Last month, Baldacci ordered all state agencies and departments to make contingency plans for a 10 percent reduction in their budgets for fiscal 2010-11, which will start July 1, 2009. He said not all plans would be acceptable to him, let alone to lawmakers, but with revenues certain to be less than expected in the next two years, there will have to be cuts.
The curtailment order that the governor is having Low prepare is the second within a year. Last December, Baldacci ordered $38 million in spending reductions with the bulk of the cuts applying to human services and education programs.
“We are already consulting with the Attorney General’s Office” on the cuts, Baldacci said.
The governor’s emergency budget authority does not require across-the-board cuts, but does require they are “equitable,” and the legal interpretation of that word has been a matter of contention for decades.
Legislative leaders are not surprised at revenues failing to meet estimates or the governor’s decision to start the process of curtailing spending this year. House Minority Leader Josh Tardy, R-Newport, said lawmakers will face tough budget decisions and that the governor was right to move to cut spending sooner rather than later.

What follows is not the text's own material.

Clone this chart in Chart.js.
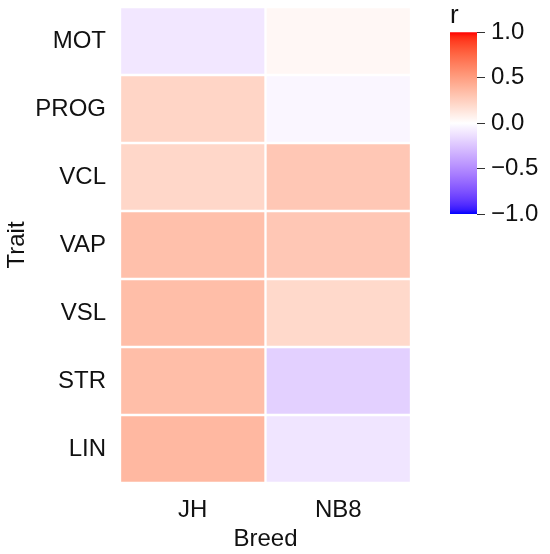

“I hope that better times are coming, but I think we have to brace ourselves for even another downturn in revenues,” he said. “I think we know, on both sides of the aisle, that we have tough decisions coming.”
Senate Majority Leader Elizabeth Mitchell, D-Vassalboro, said the economic downturn and the immediate budget cuts do not relieve lawmakers of the more fundamental budget changes they will have to make in the January session for the next two-year budget.
“There comes a point where you can’t continue to ask the same people to do more with all the budget cuts,” she said. “We have to look at what is important, what has to be done. So yes, we have to look at eliminating programs, not just cutting them.”
The state economic forecasting commission meets this month and its report will be used by the revenue forecasting commission next month to reproject state revenues. Revenues were last reprojected downward in June.